Oracle Alerts is something that can be used to Notify/Alert to one or multiple persons about an activity or change that occurs in the system. The alerts can also be used to call a procedure, run some sql script etc.

There are 2 types of alert

1) Periodic Alert

2) Event Alert

Periodic Alerts:

Periodic alerts periodically report key information according to a schedule you define. You can modify our precoded alerts or simply create your own, and Oracle Alert will send messages or perform predefined actions from an action set according to the schedule you set.

You can define periodic alerts on any Oracle Financials, Oracle Manufacturing, Oracle Human Resources, or Oracle Public Sector Financials application as well as any custom Oracle application.

Periodic alerts can be set to run as often as you need during a 24-hour period, or they can be set to run once a month–the frequency is up to you. Used over time, periodic alerts can provide a regular and reliable measure of performance.

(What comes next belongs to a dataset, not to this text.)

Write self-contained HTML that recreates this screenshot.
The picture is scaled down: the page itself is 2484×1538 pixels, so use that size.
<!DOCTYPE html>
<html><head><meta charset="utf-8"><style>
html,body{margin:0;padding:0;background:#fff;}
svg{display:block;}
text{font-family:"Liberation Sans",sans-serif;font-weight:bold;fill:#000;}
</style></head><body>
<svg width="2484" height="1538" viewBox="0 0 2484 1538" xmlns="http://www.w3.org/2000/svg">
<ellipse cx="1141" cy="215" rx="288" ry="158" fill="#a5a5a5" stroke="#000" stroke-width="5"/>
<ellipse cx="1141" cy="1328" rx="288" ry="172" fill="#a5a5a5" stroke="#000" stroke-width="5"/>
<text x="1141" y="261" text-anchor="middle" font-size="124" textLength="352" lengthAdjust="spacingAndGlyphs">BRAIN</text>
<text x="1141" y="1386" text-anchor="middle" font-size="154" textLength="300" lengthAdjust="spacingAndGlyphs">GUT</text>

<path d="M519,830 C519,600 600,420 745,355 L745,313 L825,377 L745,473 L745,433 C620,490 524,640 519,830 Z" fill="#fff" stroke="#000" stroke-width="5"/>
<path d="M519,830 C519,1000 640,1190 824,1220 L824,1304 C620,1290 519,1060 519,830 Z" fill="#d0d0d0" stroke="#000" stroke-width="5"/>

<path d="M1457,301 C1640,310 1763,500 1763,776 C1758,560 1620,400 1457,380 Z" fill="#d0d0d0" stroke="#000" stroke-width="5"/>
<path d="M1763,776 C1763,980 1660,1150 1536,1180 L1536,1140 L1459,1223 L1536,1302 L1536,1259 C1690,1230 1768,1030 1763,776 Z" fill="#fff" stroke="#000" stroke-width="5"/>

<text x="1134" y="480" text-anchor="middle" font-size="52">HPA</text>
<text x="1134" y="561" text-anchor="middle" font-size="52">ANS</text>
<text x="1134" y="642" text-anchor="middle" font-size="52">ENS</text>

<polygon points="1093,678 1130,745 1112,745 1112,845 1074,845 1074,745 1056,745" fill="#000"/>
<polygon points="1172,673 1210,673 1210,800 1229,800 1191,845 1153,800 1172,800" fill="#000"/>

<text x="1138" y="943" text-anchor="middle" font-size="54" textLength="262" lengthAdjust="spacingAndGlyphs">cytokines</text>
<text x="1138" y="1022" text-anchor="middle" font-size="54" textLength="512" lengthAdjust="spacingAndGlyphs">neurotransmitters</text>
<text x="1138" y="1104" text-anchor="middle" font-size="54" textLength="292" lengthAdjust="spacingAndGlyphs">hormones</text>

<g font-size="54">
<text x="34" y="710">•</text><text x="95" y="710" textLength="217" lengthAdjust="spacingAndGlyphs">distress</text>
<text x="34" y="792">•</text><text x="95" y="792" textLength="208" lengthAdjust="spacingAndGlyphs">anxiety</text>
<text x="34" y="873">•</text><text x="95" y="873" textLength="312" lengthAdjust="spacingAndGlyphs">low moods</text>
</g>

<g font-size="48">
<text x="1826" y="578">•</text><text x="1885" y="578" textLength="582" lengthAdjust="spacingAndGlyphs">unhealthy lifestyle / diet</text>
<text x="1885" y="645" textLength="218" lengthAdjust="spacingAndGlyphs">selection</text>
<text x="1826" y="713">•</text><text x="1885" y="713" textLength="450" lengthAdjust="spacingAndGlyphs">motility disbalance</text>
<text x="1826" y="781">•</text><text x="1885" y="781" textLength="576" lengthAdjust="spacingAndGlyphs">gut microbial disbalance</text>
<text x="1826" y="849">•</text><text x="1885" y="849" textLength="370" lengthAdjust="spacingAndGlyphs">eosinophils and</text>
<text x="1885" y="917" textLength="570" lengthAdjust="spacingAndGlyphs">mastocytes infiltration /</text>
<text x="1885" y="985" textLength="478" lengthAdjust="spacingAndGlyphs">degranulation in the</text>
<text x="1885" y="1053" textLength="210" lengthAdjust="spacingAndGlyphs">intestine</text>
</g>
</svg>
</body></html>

For example, you can define a periodic alert for Oracle Purchasing that sends a message to the Purchasing Manager listing the number of approved requisition lines that each purchasing agent placed on purchase orders. You can define this alert to run weekly, and provide performance measurement on a consistent and timely basis.

Example.

1) Daily alert to send notification on the sales order on which credit check hold is applied for a day

2) Hourly alert to send notification on all the concurrent request that completed with error

Event Alerts:

These Alerts are fired/triggered based on some change in data in the database. This is very similar to the triggers written on the table. Unlikely, event alerts can only fire on After Insert or After Update.

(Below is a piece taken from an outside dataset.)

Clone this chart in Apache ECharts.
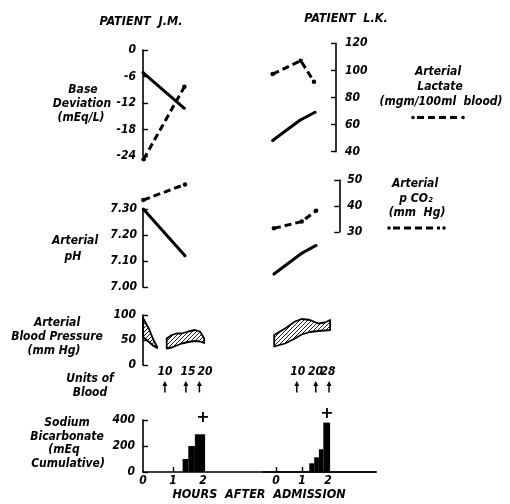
<!DOCTYPE html>
<html><head><meta charset="utf-8">
<script src="https://cdn.jsdelivr.net/npm/echarts@6/dist/echarts.min.js"></script>
<style>html,body{margin:0;padding:0;background:#fff}#c{width:510px;height:504px}</style>
</head><body><div id="c"></div>
<script>
// ---------------- DATA ----------------
// Panel 1: base deviation (solid, left scale) and arterial lactate (dashed, right scale)
const jmBaseHours = [0, 1.38];
const jmBaseDev = [-5.1, -13.2];
const jmLactateHours = [0.02, 1.38];
const jmLactate = [34.4, 88.0];
const lkBaseHours = [-0.13, 0.92, 1.5];
const lkBaseDev = [-20.5, -15.9, -14.1];
const lkLactateHours = [-0.13, 0.95, 1.46];
const lkLactate = [97.3, 107.2, 91.7];

// Panel 2: arterial pH (solid, left scale) and arterial pCO2 (dashed, right scale)
const jmPhHours = [0.01, 1.4];
const jmPh = [7.30, 7.12];
const jmPco2Hours = [0.01, 1.4];
const jmPco2 = [42.3, 48.3];
const lkPhHours = [-0.08, 0.99, 1.54];
const lkPh = [7.05, 7.13, 7.16];
const lkPco2Hours = [-0.08, 0.99, 1.54];
const lkPco2 = [31.4, 34.0, 38.2];

// Panel 3: arterial blood pressure bands (mm Hg)
const jmBp1Hours = [0, 0.2, 0.35, 0.47];
const jmBp1High = [94, 72, 50, 36];
const jmBp1Low = [56, 46, 38, 34];
const jmBp2Hours = [0.79, 0.96, 1.12, 1.29, 1.51, 1.73, 1.9, 2.04];
const jmBp2High = [53, 60, 63, 63, 67, 70, 67, 53];
const jmBp2Low = [33, 35, 39, 43, 46, 48, 47, 44];
const lkBpHours = [-0.07, 0.35, 0.73, 0.99, 1.31, 1.63, 1.88, 2.08];
const lkBpHigh = [60, 73, 87, 92, 90, 83, 85, 90];
const lkBpLow = [37, 43, 53, 61, 66, 68, 69, 70];

// Units of blood (cumulative): arrow hour, label hour, label
const jmBloodHours = [0.73, 1.43, 1.88];
const jmBloodLabelHours = [0.73, 1.5, 2.07];
const jmBloodUnits = ['10', '15', '20'];
const lkBloodHours = [0.8, 1.53, 2.04];
const lkBloodLabelHours = [0.84, 1.52, 2.0];
const lkBloodUnits = ['10', '20', '28'];

// Sodium bicarbonate, cumulative mEq (step bars: start hour, end hour, value)
const jmBicarbStart = [1.32, 1.51, 1.73];
const jmBicarbEnd = [1.51, 1.73, 2.07];
const jmBicarb = [100, 200, 290];
const lkBicarbStart = [1.28, 1.47, 1.65, 1.82];
const lkBicarbEnd = [1.47, 1.65, 1.82, 2.08];
const lkBicarb = [67, 113, 175, 380];

// Death marks (+)
const jmDeath = [2.0, 415];
const lkDeath = [1.96, 446];

// Tick labels
const bdTicks = { min: -24, max: 0, interval: 6 };
const lacTicks = { min: 40, max: 120, interval: 20 };
const phTicks = { min: 7.0, max: 7.3, interval: 0.1 };
const pco2Ticks = { min: 30, max: 50, interval: 10 };
const bpTicks = { min: 0, max: 100, interval: 50 };
const bicarbTicks = { min: 0, max: 400, interval: 200 };
const hourLabels = [0, 1, 2];

// ---------------- LAYOUT ----------------
const FONT = '"DejaVu Sans Condensed", "Liberation Sans", sans-serif';
const NARROW = '"Liberation Sans Narrow", "DejaVu Sans Condensed", sans-serif';
const lbl = { color: '#000', fontFamily: FONT, fontStyle: 'italic', fontWeight: 'bold', fontSize: 12 };
const JM = { left: 143, pxPerH: 30, min: 0, w: 120 };
const LK = { left: 263, pxPerH: 26, min: -0.5, w: 113 };

const grids = [], xAxes = [], yAxes = [];
function addGrid(p, top, height, width, yCfg) {
  const w = width || p.w;
  grids.push({ left: p.left, top: top, width: w, height: height });
  const idx = grids.length - 1;
  xAxes.push({ type: 'value', gridIndex: idx, min: p.min, max: p.min + w / p.pxPerH, show: false });
  yAxes.push(Object.assign({ type: 'value', gridIndex: idx, show: false, splitLine: { show: false } }, yCfg));
  return idx;
}
function shownY(t, pos, margin, fmt) {
  return {
    show: true, min: t.min, max: t.max, interval: t.interval, position: pos,
    axisLine: { show: true, onZero: false, lineStyle: { color: '#000', width: 1.6 } },
    axisTick: { show: true, inside: true, length: 5, lineStyle: { color: '#000', width: 1.4 } },
    axisLabel: Object.assign({ margin: margin, formatter: fmt }, lbl),
    splitLine: { show: false }
  };
}
const gJmBd = addGrid(JM, 50, 106, null, shownY(bdTicks, 'left', 7));
const gJmLac = addGrid(JM, 43.3, 108.4, null, { min: lacTicks.min, max: lacTicks.max });
const gLkBd = addGrid(LK, 50, 106, null, { min: bdTicks.min, max: bdTicks.max });
const gLkLac = addGrid(LK, 43.3, 108.4, 73, shownY(lacTicks, 'right', 9));
const gJmPh = addGrid(JM, 209, 78, null, shownY(phTicks, 'left', 6, v => v.toFixed(2)));
const gJmPco2 = addGrid(JM, 180, 52, null, { min: pco2Ticks.min, max: pco2Ticks.max });
const gLkPh = addGrid(LK, 209, 78, null, { min: phTicks.min, max: phTicks.max });
const gLkPco2 = addGrid(LK, 180, 52, 76.3, shownY(pco2Ticks, 'right', 8));
const gJmBp = addGrid(JM, 315, 50, null, shownY(bpTicks, 'left', 7));
const gLkBp = addGrid(LK, 315, 50, null, { min: bpTicks.min, max: bpTicks.max });
const gJmU = addGrid(JM, 366, 30, null, { min: 0, max: 1 });
const gLkU = addGrid(LK, 366, 30, null, { min: 0, max: 1 });
const gJmBi = addGrid(JM, 420, 52, 233, shownY(bicarbTicks, 'left', 8));
const gLkBi = addGrid(LK, 420, 52, null, { min: bicarbTicks.min, max: bicarbTicks.max });

function bottomAxis(i, ticks) {
  Object.assign(xAxes[i], {
    show: true,
    axisLine: { show: true, onZero: false, lineStyle: { color: '#000', width: 1.6 } },
    axisTick: { show: true, inside: true, length: 5, customValues: ticks, lineStyle: { color: '#000', width: 1.4 } },
    axisLabel: Object.assign({ margin: 3, customValues: hourLabels }, lbl),
    splitLine: { show: false }
  });
}
bottomAxis(gJmBi, [1, 2]);
bottomAxis(gLkBi, [0, 1, 2]);

// hatch pattern
const hatch = document.createElement('canvas');
hatch.width = 4; hatch.height = 4;
const hg = hatch.getContext('2d');
hg.strokeStyle = '#000'; hg.lineWidth = 0.9;
hg.beginPath();
hg.moveTo(0, 4); hg.lineTo(4, 0);
hg.moveTo(-1, 1); hg.lineTo(1, -1);
hg.moveTo(3, 5); hg.lineTo(5, 3);
hg.stroke();

const zip = (a, b) => a.map((v, i) => [v, b[i]]);
function lineSeries(g, xs, ys, dashed) {
  return {
    type: 'line', xAxisIndex: g, yAxisIndex: g, data: zip(xs, ys), clip: false,
    symbol: 'circle', symbolSize: dashed ? 4.5 : 3, showSymbol: true,
    itemStyle: { color: '#000' },
    lineStyle: { color: '#000', width: 3, type: dashed ? [7, 4] : 'solid', cap: 'butt' },
    animation: false, silent: true
  };
}
function bandSeries(g, xs, hi, lo) {
  return {
    type: 'custom', xAxisIndex: g, yAxisIndex: g, data: [[xs[0], lo[0]]], clip: false, animation: false, silent: true,
    renderItem: function (params, api) {
      const pts = xs.map((x, i) => api.coord([x, hi[i]]));
      for (let i = xs.length - 1; i >= 0; i--) pts.push(api.coord([xs[i], lo[i]]));
      return { type: 'polygon', shape: { points: pts },
        style: { fill: { image: hatch, repeat: 'repeat' }, stroke: '#000', lineWidth: 1.8, lineJoin: 'round' } };
    }
  };
}
function barSeries(g, s, e, v) {
  return {
    type: 'custom', xAxisIndex: g, yAxisIndex: g, animation: false, silent: true,
    data: s.map((x, i) => [x, e[i], v[i]]), encode: { x: [0, 1], y: 2 },
    renderItem: function (params, api) {
      const a = api.coord([api.value(0), api.value(2)]);
      const b = api.coord([api.value(1), 0]);
      return { type: 'rect', shape: { x: a[0], y: a[1], width: b[0] - a[0], height: b[1] - a[1] }, style: { fill: '#000' } };
    }
  };
}
function unitsSeries(g, hours, labelHours, labels) {
  return {
    type: 'custom', xAxisIndex: g, yAxisIndex: g, animation: false, silent: true, clip: false,
    data: hours.map((h, i) => [h, 0.5, labelHours[i]]), encode: { x: 0, y: 1 },
    renderItem: function (params, api) {
      const h = api.value(0);
      const t = api.coord([api.value(2), 0.8]), tip = api.coord([h, 0.5]), tail = api.coord([h, 0.12]);
      return { type: 'group', children: [
        { type: 'text', style: { text: labels[params.dataIndex], x: t[0], y: t[1], font: 'italic bold 12px ' + NARROW, fill: '#000',
          textAlign: 'center', textVerticalAlign: 'middle', align: 'center', verticalAlign: 'middle' } },
        { type: 'line', shape: { x1: tip[0], y1: tip[1] + 3, x2: tail[0], y2: tail[1] }, style: { stroke: '#000', lineWidth: 1.5 } },
        { type: 'polygon', shape: { points: [[tip[0], tip[1]], [tip[0] - 2.5, tip[1] + 5], [tip[0] + 2.5, tip[1] + 5]] }, style: { fill: '#000' } }
      ] };
    }
  };
}
function deathSeries(g, pt) {
  return {
    type: 'custom', xAxisIndex: g, yAxisIndex: g, animation: false, silent: true, clip: false,
    data: [pt], encode: { x: 0, y: 1 },
    renderItem: function (params, api) {
      const p = api.coord([api.value(0), api.value(1)]);
      return { type: 'text', style: { text: '+', x: p[0], y: p[1], font: 'bold 16px "DejaVu Sans", sans-serif', fill: '#000',
        textAlign: 'center', textVerticalAlign: 'middle', align: 'center', verticalAlign: 'middle' } };
    }
  };
}

const series = [
  lineSeries(gJmBd, jmBaseHours, jmBaseDev, false),
  lineSeries(gJmLac, jmLactateHours, jmLactate, true),
  lineSeries(gLkBd, lkBaseHours, lkBaseDev, false),
  lineSeries(gLkLac, lkLactateHours, lkLactate, true),
  lineSeries(gJmPh, jmPhHours, jmPh, false),
  lineSeries(gJmPco2, jmPco2Hours, jmPco2, true),
  lineSeries(gLkPh, lkPhHours, lkPh, false),
  lineSeries(gLkPco2, lkPco2Hours, lkPco2, true),
  bandSeries(gJmBp, jmBp1Hours, jmBp1High, jmBp1Low),
  bandSeries(gJmBp, jmBp2Hours, jmBp2High, jmBp2Low),
  bandSeries(gLkBp, lkBpHours, lkBpHigh, lkBpLow),
  unitsSeries(gJmU, jmBloodHours, jmBloodLabelHours, jmBloodUnits),
  unitsSeries(gLkU, lkBloodHours, lkBloodLabelHours, lkBloodUnits),
  barSeries(gJmBi, jmBicarbStart, jmBicarbEnd, jmBicarb),
  barSeries(gLkBi, lkBicarbStart, lkBicarbEnd, lkBicarb),
  deathSeries(gJmBi, jmDeath),
  deathSeries(gLkBi, lkDeath)
];

// ---------------- TEXT ----------------
function txt(s, x, y, size) {
  return { type: 'text', x: x, y: y, silent: true,
    style: { text: s, font: 'italic bold ' + (size || 12) + 'px ' + FONT, fill: '#000',
      textAlign: 'center', textVerticalAlign: 'middle', align: 'center', verticalAlign: 'middle' } };
}
function legendDash(x1, x2, y) {
  return [
    { type: 'line', silent: true, shape: { x1: x1 + 4, y1: y, x2: x2 - 4, y2: y }, style: { stroke: '#000', lineWidth: 3, lineDash: [7, 4] } },
    { type: 'circle', silent: true, shape: { cx: x1, cy: y, r: 1.8 }, style: { fill: '#000' } },
    { type: 'circle', silent: true, shape: { cx: x2, cy: y, r: 1.8 }, style: { fill: '#000' } }
  ];
}
const graphics = [
  txt('PATIENT  J.M.', 141, 21.5, 12.5),
  txt('PATIENT  L.K.', 346, 18.5, 12.5),
  txt('Base', 83, 90), txt('Deviation', 82, 104), txt('(mEq/L)', 81, 118),
  txt('Arterial', 75, 241), txt('pH', 73, 257),
  txt('Arterial', 57, 323), txt('Blood Pressure', 57, 337), txt('(mm Hg)', 54, 351),
  txt('Units of', 90, 379), txt('Blood', 90, 393),
  txt('Sodium', 67, 423), txt('Bicarbonate', 67, 437), txt('(mEq', 64, 450), txt('Cumulative)', 68, 464),
  txt('Arterial', 438, 72), txt('Lactate', 440, 87), txt('(mgm/100ml  blood)', 441, 102),
  txt('Arterial', 415, 184), txt('p CO\u2082', 416, 199), txt('(mm  Hg)', 417, 213),
  txt('HOURS  AFTER  ADMISSION', 259, 495, 12.5)
].concat(legendDash(413, 463, 117.5), legendDash(389, 444, 228));

const chart = echarts.init(document.getElementById('c'), null, { renderer: 'canvas' });
chart.setOption({
  backgroundColor: '#fff',
  animation: false,
  grid: grids, xAxis: xAxes, yAxis: yAxes,
  series: series,
  graphic: { elements: graphics }
});
</script></body></html>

In other word, Event alerts immediately notify you of activity in your database as it happens. You define what a database event is–an insert or an update to a table–and Oracle Alert informs you when it happens. You can modify our precoded alert conditions or simply create your own, and Oracle Alert will send messages or perform predefined actions in an action set when important events occur.

Example.

1) An alert that sends notification when new item is created.

Business need:

Oracle Alert gives you the flexibility you need to monitor your business information the way you want. An exception reporting system should:

  • Keep you informed of database exception conditions, as they occur.
  • Let you specify the exception conditions you want to know about, as often as you want to know about them.
  • Keep you informed of exception conditions through a single point–your electronic mail.
  • Take predefined actions when it finds exceptions in your database, without user intervention.
  • Take the actions you specify, depending upon your response to an alert message.
  • Perform routine database tasks automatically, according to the schedule you define.
  • Be fully integrated with your electronic mail system.
  • Send electronic mail messages to a distribution list you define, so you avoid typing the same set of recipients for many messages.